We can’t forget the achievements of Ralph Klein. After all, he did manage to eliminate the provincial debt… along with considerable social benefits, flatten income taxes, and still give all Albertans Prosperity Bonus cheques. The 1980s resurgent oil and gas industry would forever boom. With the rainy days gone, who needs a rainy day fund? Laissez les bons temps rouler as Quebec’s coddled whiners say.

But most of all, let’s marvel at the stoicism of Alberta provincial governments and supporting Conservative Albertans for so admirably handling the unimaginable downturn of the oil and gas industry. Who could have predicted cycles and downturns to this industry after 1990? Nobody could foresee that high-cost oil coming out of the Athabasca tar sands would be viable only if world oil prices remained at inflated “peak oil” levels.

Even more, who could ever have imagined a land-locked province without access to the deep water ports needed to get its product to global markets would have to deal with not only other provincial and the federal government, but also several autonomous First Nations that control the sovereign land needed for pipelines? Could they be so dull as to not appreciate Alberta’s obvious wisdom?

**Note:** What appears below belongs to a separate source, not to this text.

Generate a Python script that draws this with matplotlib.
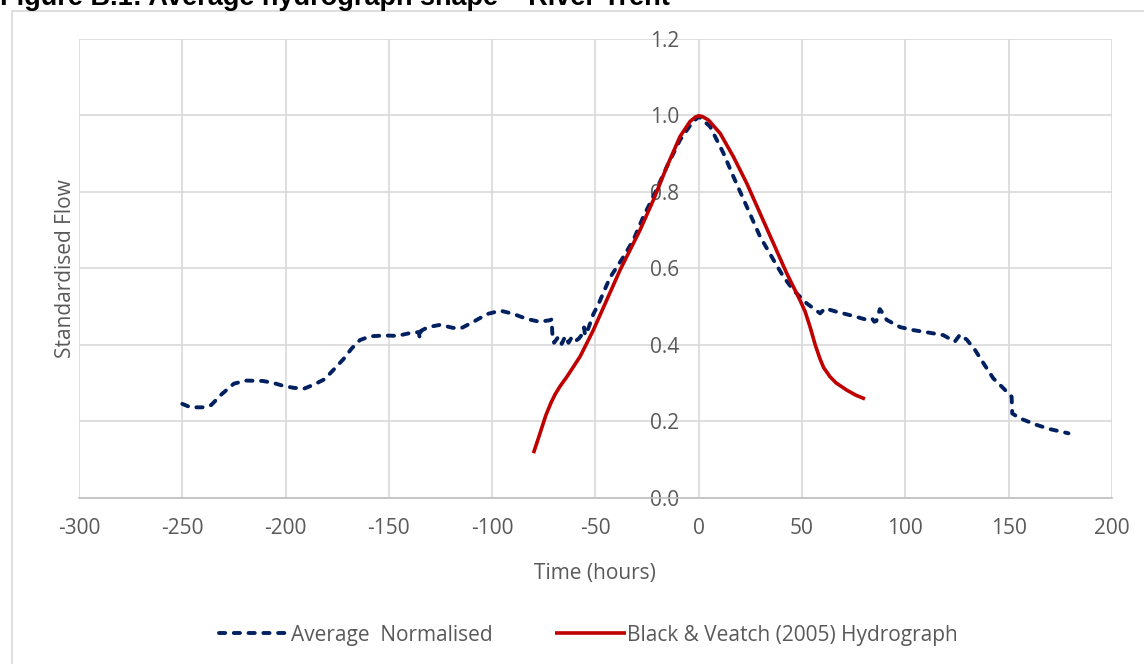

Bravo to Alberta for persevering to ignore the drums of climate change beating steadily and ever louder for over three decades. Despite peerless efforts from the industry and others (including Alberta itself), the societal and economic change it brings cannot be contained or constrained. Shocking.

Ultimately, we are remiss not to give three cheers to Alberta for obstinately sticking to its guns and stubbornly refusing to diversify its economy over the decades. Despite having the time, money, and world’s encouragement to do so, Alberta rallied tremendous inner strength to ignore counsel and common sense to laser focus on petroleum. Most other Canadians just don’t have that kind of courage.

It’s absolutely true: the Laurentian Consensus and Eastern media simply do not appreciate Alberta enough. I, however, tip my hat to my friends at the end of the Prairies.